-- THE TASK --
Locate the string "chart" in the listing below. Copy every line where it is found.

-- INFORMATION SUPPLIED --

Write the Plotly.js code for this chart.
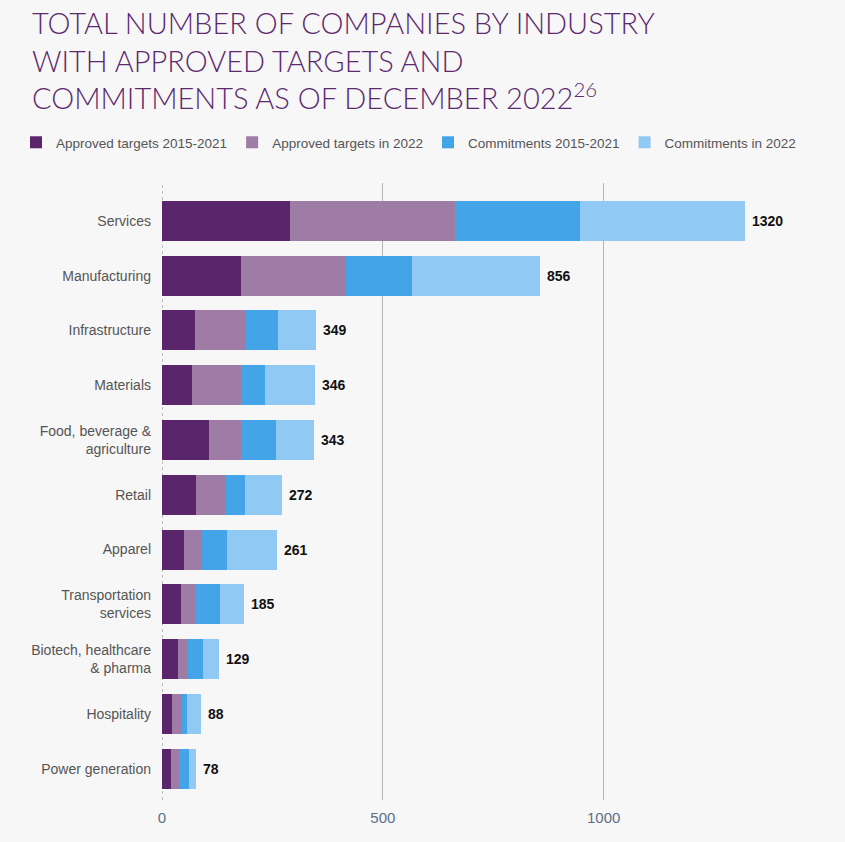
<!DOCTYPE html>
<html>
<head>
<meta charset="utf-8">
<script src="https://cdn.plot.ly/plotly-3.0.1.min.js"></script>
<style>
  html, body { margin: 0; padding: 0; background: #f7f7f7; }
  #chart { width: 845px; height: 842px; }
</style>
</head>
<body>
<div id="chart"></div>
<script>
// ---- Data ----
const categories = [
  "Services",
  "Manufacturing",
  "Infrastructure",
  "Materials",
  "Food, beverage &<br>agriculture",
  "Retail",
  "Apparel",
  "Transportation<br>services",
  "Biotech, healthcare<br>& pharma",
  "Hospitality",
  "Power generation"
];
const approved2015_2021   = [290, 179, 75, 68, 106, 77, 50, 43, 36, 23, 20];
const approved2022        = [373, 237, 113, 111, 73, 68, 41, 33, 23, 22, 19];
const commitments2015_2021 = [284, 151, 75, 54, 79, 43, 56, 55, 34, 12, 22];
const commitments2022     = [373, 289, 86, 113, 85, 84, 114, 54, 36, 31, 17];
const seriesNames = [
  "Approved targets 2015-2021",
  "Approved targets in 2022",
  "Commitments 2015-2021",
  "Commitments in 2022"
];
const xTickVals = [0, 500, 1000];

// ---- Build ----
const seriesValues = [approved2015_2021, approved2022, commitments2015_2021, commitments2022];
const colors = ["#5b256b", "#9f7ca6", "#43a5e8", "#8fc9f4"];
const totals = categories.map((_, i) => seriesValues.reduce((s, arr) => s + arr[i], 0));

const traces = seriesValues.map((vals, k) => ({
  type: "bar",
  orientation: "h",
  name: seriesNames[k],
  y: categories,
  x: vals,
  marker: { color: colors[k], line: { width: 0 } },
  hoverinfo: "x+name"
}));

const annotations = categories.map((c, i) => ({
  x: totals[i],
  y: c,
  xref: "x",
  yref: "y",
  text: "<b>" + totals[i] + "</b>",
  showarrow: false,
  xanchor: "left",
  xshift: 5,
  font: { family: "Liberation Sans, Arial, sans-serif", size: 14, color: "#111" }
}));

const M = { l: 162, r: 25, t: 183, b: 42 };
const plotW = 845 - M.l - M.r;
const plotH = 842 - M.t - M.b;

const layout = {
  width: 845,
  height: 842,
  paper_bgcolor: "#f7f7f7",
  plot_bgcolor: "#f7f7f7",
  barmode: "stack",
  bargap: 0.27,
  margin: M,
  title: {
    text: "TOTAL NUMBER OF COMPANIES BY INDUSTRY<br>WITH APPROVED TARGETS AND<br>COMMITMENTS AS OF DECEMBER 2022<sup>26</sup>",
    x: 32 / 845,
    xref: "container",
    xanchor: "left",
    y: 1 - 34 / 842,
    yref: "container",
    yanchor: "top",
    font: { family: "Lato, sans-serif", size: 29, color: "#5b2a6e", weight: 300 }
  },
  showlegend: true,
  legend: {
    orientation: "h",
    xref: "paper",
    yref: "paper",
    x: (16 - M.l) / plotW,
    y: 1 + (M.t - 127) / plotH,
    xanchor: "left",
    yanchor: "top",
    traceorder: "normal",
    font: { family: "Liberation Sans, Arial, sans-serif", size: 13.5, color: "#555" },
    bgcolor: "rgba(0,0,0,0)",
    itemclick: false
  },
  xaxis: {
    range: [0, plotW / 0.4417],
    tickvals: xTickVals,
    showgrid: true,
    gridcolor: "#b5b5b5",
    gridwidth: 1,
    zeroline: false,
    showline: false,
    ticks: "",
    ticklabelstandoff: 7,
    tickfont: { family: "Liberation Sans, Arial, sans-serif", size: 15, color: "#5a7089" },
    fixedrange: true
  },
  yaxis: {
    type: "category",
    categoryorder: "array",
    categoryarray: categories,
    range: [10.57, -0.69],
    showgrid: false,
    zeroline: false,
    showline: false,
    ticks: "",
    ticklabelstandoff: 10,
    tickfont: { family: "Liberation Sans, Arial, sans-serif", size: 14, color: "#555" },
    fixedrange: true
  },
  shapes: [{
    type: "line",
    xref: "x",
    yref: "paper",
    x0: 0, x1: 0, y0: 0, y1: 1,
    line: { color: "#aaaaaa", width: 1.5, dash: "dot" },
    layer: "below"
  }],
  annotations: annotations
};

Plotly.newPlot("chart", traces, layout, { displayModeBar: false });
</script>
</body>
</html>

-- TASK ANSWER --
Write the Plotly.js code for this chart.
  #chart { width: 845px; height: 842px; }
<div id="chart"></div>
Plotly.newPlot("chart", traces, layout, { displayModeBar: false });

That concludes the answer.